L’INIZIO DELL’IA È LA SUA STESSA FINE?

Tuttavia, stando ad alcune ricerche citate dal quotidiano britannico, più internet viene invaso da notizie generate dall’IA più è probabile che si realizzi l’harakiri della macchina. Infatti, “a quanto pare, la ricerca suggerisce che i modelli linguistici di grandi dimensioni, come quello che alimenta ChatGPT, collassano rapidamente quando i dati su cui vengono addestrati sono creati da altre IA invece che da materiale originale proveniente dagli esseri umani”.

Dunque, il fatto che i giornali stiano utilizzando l’intelligenza artificiale per generare una marea di contenuti potrebbe velocizzarne la sua stessa distruzione.

Altre ricerche, sempre riportate dal Guardian, hanno invece rilevato che “senza dati freschi si crea un ciclo autofagico, destinato a un progressivo declino della qualità dei contenuti”. Come ha detto un ricercatore: “Stiamo per riempire Internet di blah”.

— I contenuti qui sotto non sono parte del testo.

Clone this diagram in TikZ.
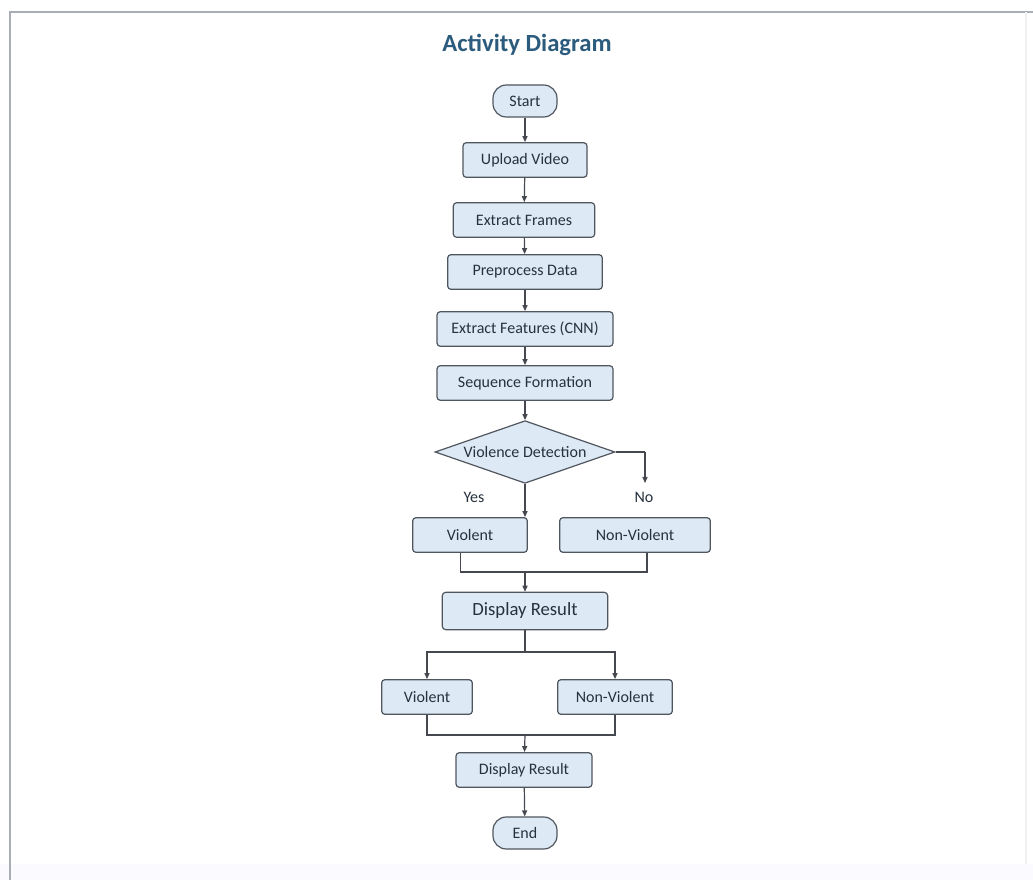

PERCHÉ L’IA NON PUÒ SOSTITUIRE I GIORNALISTI…

Anche David Caswell di Bbc News, secondo cui l’intelligenza artificiale “cambierà il giornalismo nei prossimi tre anni più di quanto sia cambiato negli ultimi 30 anni”, prevede che la comparsa della tecnologia possa mettere in crisi “l’unità fondamentale del giornalismo”, ovvero l’articolo, che invece di essere unico e originale potrebbe diventare “una sorta di ‘zuppa’ di linguaggio che viene vissuta in modo diverso da persone diverse”.

Non dimentichiamo i recenti fallimenti e la bancarotta di BuzzFeed e Vice. Come ha recentemente dichiarato, in occasione del Festival internazionale del giornalismo a Perugia, Gina Chua, direttrice esecutiva di Semafor, “non siamo qui per salvare i giornalisti, ma il giornalismo”.

…MA FORSE LO FARÀ

È meno ottimista riguardo al futuro dei giornalisti Khaled Diab, giornalista e scrittore pluripremiato, il quale ritiene che l’IA non avrà alcun impatto su giornalisti ed editorialisti di punta dei maggiori giornali, ma sarà ben diverso per quelli più giovani o meno famosi, che nella migliore delle ipotesi – se non verranno licenziati – si ritroveranno in condizioni (ancora) più precarie e con salari (ancora) inferiori, magari nel frullatore della gig economy (il modello economico basato sul lavoro a chiamata) in cui dovranno lavorare come macchine per poter competere con queste.

A sostegno della sua visione pessimistica afferma che tale tendenza è già in corso dall’inizio della digitalizzazione dei media. Infatti, secondo l’Ufficio Statistico degli Stati Uniti, se nel 1990 i giornali americani impiegavano quasi mezzo milione di persone (458.000), nel 2016 la cifra si è attestata a 183.000, con un calo di oltre il 60%. Il volume di lavoro che ogni giornalista deve generare, invece, è aumentato in modo esponenziale.